Pero nada de todo esto es gratis: Lugones arrastra al lector por caminos a veces tortuosos, exigiéndole fe y lealtad. Y solo si somos capaces de aceptar el reto, disfrutaremos plenamente del siempre merecido y generoso final, hacia el que todas y cada una de esas sendas conducen.Y, en definitiva, es esa la esencia del cuento. En ella se encierra el núcleo de toda su poética: el comienzo -y a partir de él toda la trama- está pensado, diseñado y tiranizado por el final: en mi principio está mi fin, recordará T.S. Eliot. Final hacia el que el poeta nos conducirá por caminos y vericuetos insospechados.

Son cuentos

Y el cuento, a diferencia de la novela, no permite pausas ni distracciones: hay que leerlo de un tirón. La novela exige tregua, el cuento entrega. En la novela caben respiros,  el cuento solo admite frenesí. La novela invita a la reflexión, el cuento al arrebato.

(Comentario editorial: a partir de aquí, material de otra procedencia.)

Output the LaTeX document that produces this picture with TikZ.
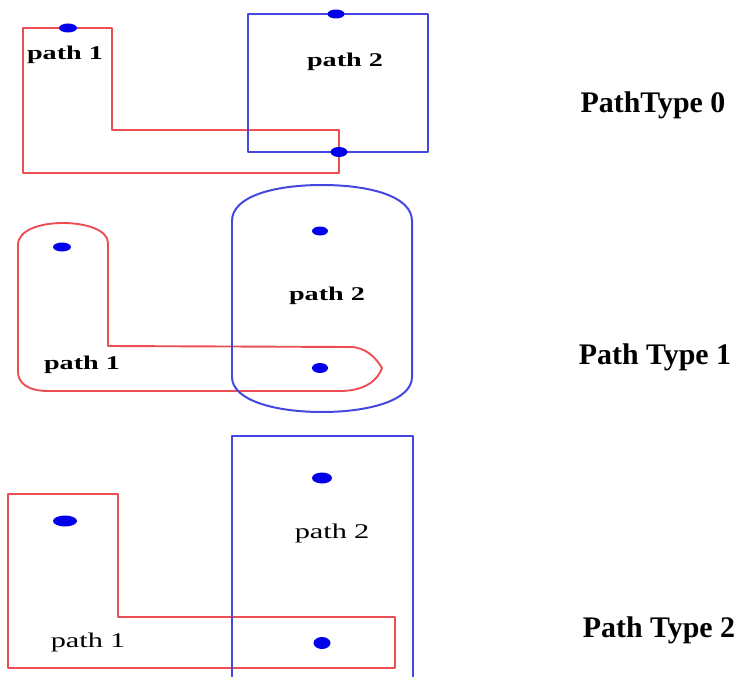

Eso sí, el recorrido ha de ser verosímil. Y la verosimilitud se logra con la pormenorización de datos y detalles, lo que Lugones consigue llevar a niveles científicos, reales o ficticios, pero siempre con una convincente apariencia de verdad.  Para que la ciencia ficción o la fantasía enganchen es preciso vencer al descreimiento, lo que solo se consigue con una convincente y recia apariencia de lógica y coherencia internas impecables. 

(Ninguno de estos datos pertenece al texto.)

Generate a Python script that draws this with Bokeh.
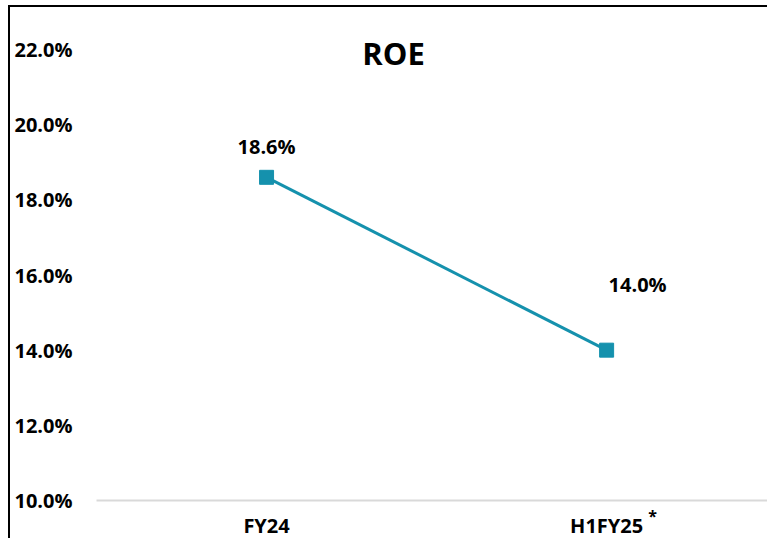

Pero aún hay algo más, no menos importante que la coherencia: para que la objetividad resulte creíble tiene que estar siempre exenta de la mínima exageración emocional. Los narradores de los trece cuentos, resultan todos ellos consumadamente asépticos en este sentido.  El relato discurre por una especie de crónica descriptiva en que el contador opina lo justo; y cuando lo hace es para destacar algún detalle fáctico imprescindible en la trama. Y si ese detalle revela alguna emoción, esta se deduce normalmente del propio dato sin ulterior aliño ni comentario. Cuando el narrador duda, por ejemplo, de la cordura de un personaje, lo hace para describir una sensación basada en dos hechos objetivos: una actuación insensata que presencia, y la impresión que a él le causa esa actuación (impresión que no por personal pierde objetividad). Así, cuando el homeópata de Un fenómeno inexplicable, después de una detallada relación de sucesos extraños y hasta extravagantes, acaba por decirle al narrador que a veces ve las cosas dobles porque cada ojo procede sin relación al otro, este concluye: «Era, a no dudarlo, un caso curioso de locura, que no excluía el más perfecto raciocinio». Sin más.

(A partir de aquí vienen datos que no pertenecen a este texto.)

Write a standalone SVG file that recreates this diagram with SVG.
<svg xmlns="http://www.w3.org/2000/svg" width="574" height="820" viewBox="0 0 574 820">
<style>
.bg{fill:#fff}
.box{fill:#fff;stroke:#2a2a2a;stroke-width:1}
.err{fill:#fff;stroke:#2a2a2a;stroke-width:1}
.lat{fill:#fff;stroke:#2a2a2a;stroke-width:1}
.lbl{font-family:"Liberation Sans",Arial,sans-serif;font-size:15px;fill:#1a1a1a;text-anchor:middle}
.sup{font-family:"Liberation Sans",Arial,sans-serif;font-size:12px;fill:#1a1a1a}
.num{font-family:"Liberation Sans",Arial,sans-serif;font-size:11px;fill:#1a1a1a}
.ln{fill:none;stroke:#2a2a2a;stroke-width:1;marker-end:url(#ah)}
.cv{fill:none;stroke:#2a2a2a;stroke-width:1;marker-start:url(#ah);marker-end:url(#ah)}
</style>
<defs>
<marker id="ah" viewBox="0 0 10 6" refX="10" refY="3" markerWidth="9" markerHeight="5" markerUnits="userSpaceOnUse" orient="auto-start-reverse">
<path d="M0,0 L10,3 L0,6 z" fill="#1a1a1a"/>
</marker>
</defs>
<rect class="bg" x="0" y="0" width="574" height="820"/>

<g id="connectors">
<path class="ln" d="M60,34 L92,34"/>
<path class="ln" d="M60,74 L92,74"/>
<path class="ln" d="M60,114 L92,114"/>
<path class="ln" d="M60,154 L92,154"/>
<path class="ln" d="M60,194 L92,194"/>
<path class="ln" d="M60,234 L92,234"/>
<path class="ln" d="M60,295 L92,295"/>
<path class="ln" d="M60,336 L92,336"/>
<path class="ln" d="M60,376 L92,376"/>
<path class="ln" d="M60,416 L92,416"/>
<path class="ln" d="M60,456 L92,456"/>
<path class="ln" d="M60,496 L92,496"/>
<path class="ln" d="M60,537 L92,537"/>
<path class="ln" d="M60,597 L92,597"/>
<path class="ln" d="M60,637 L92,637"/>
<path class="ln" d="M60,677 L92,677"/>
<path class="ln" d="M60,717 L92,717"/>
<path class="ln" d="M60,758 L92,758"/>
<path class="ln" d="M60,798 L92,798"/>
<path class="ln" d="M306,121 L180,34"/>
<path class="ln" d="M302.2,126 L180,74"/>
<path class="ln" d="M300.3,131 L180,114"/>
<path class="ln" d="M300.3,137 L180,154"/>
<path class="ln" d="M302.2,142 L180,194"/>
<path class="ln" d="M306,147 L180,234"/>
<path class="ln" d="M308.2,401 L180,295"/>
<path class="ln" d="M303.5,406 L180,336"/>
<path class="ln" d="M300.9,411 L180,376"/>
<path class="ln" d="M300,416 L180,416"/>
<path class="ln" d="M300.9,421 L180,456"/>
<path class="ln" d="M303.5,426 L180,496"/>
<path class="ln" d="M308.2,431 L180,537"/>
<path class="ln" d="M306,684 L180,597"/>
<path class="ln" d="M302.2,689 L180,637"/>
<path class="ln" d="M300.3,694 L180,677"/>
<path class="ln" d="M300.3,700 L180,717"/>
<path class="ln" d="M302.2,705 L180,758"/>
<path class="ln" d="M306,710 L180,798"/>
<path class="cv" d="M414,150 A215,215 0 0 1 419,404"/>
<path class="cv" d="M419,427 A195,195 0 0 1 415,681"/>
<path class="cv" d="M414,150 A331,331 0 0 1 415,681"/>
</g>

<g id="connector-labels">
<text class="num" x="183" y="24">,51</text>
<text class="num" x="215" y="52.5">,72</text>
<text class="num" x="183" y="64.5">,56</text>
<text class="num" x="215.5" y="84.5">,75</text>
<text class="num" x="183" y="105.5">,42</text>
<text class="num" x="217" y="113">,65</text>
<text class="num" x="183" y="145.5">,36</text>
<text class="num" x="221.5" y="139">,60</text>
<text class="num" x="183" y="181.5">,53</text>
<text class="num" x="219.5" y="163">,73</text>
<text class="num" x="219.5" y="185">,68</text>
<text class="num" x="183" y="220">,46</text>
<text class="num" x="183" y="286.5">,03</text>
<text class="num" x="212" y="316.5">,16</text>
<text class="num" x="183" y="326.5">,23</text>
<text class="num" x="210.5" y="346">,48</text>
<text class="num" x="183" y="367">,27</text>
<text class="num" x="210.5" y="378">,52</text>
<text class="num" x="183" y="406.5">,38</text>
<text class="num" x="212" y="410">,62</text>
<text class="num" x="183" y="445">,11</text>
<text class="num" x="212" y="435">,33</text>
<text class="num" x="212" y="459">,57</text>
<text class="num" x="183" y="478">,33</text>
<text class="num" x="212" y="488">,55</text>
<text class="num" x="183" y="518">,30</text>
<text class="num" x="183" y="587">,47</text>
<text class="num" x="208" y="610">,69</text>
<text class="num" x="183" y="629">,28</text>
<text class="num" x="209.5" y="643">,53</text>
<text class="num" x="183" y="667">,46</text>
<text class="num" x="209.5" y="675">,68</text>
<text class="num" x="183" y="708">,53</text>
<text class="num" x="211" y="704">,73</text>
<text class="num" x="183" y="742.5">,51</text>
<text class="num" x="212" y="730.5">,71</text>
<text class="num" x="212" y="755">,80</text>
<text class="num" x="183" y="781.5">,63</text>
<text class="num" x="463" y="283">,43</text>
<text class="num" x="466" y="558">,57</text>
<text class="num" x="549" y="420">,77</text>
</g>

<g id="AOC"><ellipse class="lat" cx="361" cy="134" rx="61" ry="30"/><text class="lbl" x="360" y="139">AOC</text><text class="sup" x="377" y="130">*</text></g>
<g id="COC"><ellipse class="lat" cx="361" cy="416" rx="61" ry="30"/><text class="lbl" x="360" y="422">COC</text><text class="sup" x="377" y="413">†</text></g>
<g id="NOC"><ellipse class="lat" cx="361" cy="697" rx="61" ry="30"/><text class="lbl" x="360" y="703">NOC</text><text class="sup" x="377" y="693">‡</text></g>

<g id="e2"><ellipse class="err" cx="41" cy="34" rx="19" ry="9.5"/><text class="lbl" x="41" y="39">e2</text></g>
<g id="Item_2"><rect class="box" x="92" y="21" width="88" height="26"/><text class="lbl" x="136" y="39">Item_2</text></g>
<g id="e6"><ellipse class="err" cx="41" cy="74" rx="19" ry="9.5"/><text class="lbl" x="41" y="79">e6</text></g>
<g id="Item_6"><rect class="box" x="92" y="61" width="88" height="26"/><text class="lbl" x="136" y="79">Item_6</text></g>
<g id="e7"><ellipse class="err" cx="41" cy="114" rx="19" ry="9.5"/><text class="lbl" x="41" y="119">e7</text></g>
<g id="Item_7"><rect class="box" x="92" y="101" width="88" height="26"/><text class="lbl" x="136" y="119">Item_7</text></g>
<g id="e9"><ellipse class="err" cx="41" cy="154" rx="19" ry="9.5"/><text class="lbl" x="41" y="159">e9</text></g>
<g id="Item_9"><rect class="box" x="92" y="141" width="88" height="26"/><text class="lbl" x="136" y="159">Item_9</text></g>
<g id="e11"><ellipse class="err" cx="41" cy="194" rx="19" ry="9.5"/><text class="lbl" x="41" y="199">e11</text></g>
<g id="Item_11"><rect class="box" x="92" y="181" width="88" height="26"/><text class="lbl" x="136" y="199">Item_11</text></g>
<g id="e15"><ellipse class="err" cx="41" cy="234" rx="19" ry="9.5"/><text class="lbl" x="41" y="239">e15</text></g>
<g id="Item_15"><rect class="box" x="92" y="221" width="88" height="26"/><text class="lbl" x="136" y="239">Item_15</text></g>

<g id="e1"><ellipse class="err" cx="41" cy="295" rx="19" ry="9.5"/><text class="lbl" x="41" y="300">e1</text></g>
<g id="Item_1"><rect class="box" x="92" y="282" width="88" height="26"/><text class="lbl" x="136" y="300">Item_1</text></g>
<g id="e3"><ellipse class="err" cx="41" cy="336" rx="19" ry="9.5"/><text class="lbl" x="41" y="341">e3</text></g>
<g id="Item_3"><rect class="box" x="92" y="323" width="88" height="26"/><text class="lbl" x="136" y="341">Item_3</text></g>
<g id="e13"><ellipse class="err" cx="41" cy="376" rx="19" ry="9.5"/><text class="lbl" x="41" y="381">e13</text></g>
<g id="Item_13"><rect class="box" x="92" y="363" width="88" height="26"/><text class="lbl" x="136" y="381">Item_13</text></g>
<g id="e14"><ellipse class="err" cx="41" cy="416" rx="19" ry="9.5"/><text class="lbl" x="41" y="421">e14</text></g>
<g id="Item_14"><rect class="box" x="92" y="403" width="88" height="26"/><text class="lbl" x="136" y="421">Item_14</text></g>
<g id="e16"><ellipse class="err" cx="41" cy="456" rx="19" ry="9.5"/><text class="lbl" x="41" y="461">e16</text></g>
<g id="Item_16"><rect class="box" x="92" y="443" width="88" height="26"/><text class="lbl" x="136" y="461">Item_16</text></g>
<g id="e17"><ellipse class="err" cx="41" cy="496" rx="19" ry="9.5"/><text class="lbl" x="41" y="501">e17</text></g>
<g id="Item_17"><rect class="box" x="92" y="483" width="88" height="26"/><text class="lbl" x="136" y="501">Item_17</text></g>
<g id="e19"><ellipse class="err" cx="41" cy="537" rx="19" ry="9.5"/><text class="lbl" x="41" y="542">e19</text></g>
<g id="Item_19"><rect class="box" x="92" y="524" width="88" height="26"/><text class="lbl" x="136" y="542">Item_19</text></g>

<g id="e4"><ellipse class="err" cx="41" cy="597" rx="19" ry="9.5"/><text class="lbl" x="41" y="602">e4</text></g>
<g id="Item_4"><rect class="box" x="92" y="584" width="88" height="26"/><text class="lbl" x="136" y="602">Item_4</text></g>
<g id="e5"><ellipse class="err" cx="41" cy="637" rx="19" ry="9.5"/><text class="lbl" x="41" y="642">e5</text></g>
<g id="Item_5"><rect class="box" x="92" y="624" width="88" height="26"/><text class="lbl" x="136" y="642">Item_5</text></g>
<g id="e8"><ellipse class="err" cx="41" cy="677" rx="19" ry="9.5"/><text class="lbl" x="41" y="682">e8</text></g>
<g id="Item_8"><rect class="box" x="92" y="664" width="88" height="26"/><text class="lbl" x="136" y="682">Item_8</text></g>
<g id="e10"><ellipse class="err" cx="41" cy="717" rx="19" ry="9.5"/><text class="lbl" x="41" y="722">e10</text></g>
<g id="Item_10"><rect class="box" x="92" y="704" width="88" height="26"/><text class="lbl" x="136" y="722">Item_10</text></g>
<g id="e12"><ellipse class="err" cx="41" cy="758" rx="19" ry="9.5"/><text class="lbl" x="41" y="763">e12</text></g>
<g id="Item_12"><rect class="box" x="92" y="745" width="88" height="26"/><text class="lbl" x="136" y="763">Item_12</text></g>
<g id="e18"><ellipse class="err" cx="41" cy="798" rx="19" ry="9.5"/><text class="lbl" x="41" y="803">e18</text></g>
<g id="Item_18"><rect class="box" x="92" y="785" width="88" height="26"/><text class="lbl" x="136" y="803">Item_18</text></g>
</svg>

Objetividad, pues, dato, detalle, coherencia y distancia,  crean la verosimilitud necesaria para acabar con el descreimiento del lector. Y esta es sin duda la mejor y mayor aportación de Lugones al cuento moderno. En literatura se pueden crear universos distintos al nuestro pero siempre han de ser verosímiles. Y nuestro autor, además, lo hace en un contexto de hipótesis científica que da mayor valor a sus ficciones.

Lugones da un salto cualitativo en nuestra Literatura. Su narrativa está muy pero que muy lejos de la de Rubén Darío. Se aparta radicalmente del florido modernismo dando paso a ese lenguaje tan preciso como conciso de la Modernidad que consigue impactar con tal fuerza en el lector, que no necesita de mayores efectos, artefactos ni aditamentos.

Pero, además, esta aparente asepsia y frialdad, no está reñida con la belleza.  La prosa de Lugones no solo alcanza la sublimidad en muchos momentos, sino también la belleza. Y como mero ejemplo baste citar, precisamente, uno de los relatos fantásticos, alejado -solo aparentemente, eso sí- del cientifismo que jalona al resto: La lluvia de fuego, la obra maestra de Lugones, según el propio Borges. Y para muchos, desde el plano estético el cuento más conseguido de Las fuerzas extrañas.